» **Stated problem**
Write out the opening lines of the data word for word, up to and including the line with "(457,368) node[usecase] (Regular)", and leave every picture and every later line out.

» **Dataset section**

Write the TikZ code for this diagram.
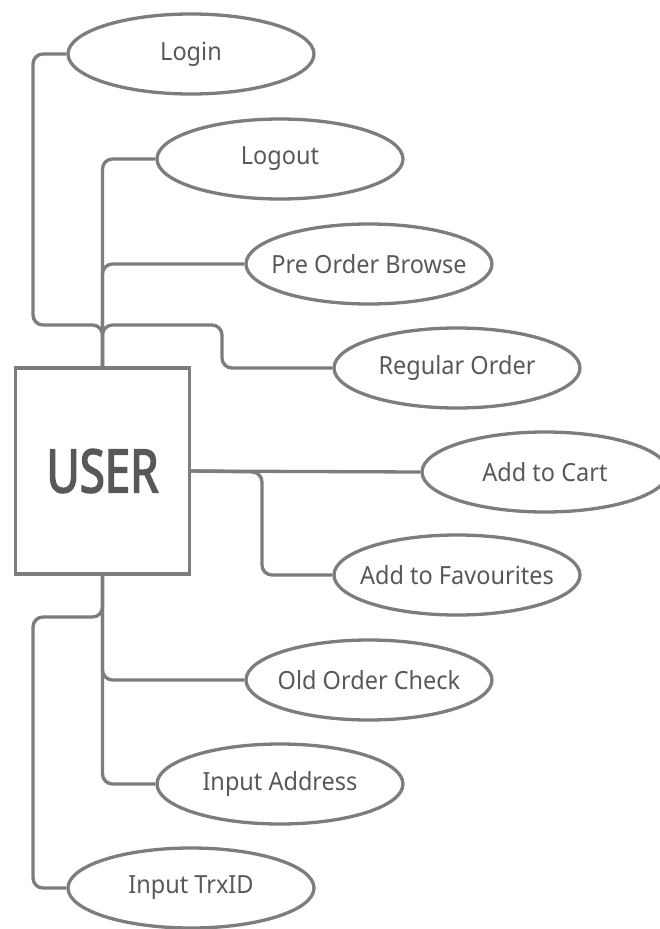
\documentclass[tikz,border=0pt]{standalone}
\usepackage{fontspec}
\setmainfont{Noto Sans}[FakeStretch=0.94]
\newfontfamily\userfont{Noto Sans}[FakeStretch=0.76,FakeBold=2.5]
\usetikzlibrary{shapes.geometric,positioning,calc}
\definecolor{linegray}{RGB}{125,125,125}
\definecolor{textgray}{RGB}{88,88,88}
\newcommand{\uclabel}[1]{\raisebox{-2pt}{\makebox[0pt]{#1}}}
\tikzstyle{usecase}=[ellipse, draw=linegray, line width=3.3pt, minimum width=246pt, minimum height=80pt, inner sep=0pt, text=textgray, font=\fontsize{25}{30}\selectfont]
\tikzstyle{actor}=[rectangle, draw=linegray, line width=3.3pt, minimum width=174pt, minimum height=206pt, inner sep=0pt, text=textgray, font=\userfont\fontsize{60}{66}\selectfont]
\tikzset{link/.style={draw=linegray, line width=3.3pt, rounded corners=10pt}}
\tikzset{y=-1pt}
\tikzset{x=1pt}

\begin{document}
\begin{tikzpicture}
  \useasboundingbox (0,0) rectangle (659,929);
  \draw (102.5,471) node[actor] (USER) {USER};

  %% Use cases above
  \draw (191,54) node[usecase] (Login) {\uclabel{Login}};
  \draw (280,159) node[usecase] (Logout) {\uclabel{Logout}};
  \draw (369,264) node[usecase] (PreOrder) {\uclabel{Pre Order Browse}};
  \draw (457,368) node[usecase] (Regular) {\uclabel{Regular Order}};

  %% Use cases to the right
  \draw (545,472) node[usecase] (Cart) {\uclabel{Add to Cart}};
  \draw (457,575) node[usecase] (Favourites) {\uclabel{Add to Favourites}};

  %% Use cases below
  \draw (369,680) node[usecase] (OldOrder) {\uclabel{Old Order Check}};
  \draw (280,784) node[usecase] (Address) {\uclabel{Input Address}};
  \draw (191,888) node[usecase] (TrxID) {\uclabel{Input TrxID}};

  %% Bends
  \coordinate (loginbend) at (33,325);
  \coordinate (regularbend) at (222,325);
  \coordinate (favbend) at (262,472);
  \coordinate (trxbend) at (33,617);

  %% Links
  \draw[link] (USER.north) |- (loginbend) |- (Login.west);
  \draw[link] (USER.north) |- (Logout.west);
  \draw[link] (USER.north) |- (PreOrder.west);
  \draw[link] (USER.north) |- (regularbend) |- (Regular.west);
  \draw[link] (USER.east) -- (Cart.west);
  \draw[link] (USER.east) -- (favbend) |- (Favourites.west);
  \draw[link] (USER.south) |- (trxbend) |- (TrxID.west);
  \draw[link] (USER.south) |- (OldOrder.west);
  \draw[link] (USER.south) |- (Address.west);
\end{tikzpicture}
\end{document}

» **Result**
Write the TikZ code for this diagram.
\documentclass[tikz,border=0pt]{standalone}
\usepackage{fontspec}
\setmainfont{Noto Sans}[FakeStretch=0.94]
\newfontfamily\userfont{Noto Sans}[FakeStretch=0.76,FakeBold=2.5]
\usetikzlibrary{shapes.geometric,positioning,calc}
\definecolor{linegray}{RGB}{125,125,125}
\definecolor{textgray}{RGB}{88,88,88}
\newcommand{\uclabel}[1]{\raisebox{-2pt}{\makebox[0pt]{#1}}}
\tikzstyle{usecase}=[ellipse, draw=linegray, line width=3.3pt, minimum width=246pt, minimum height=80pt, inner sep=0pt, text=textgray, font=\fontsize{25}{30}\selectfont]
\tikzstyle{actor}=[rectangle, draw=linegray, line width=3.3pt, minimum width=174pt, minimum height=206pt, inner sep=0pt, text=textgray, font=\userfont\fontsize{60}{66}\selectfont]
\tikzset{link/.style={draw=linegray, line width=3.3pt, rounded corners=10pt}}
\tikzset{y=-1pt}
\tikzset{x=1pt}

\begin{document}
\begin{tikzpicture}
  \useasboundingbox (0,0) rectangle (659,929);
  \draw (102.5,471) node[actor] (USER) {USER};

  %% Use cases above
  \draw (191,54) node[usecase] (Login) {\uclabel{Login}};
  \draw (280,159) node[usecase] (Logout) {\uclabel{Logout}};
  \draw (369,264) node[usecase] (PreOrder) {\uclabel{Pre Order Browse}};
  \draw (457,368) node[usecase] (Regular) {\uclabel{Regular Order}};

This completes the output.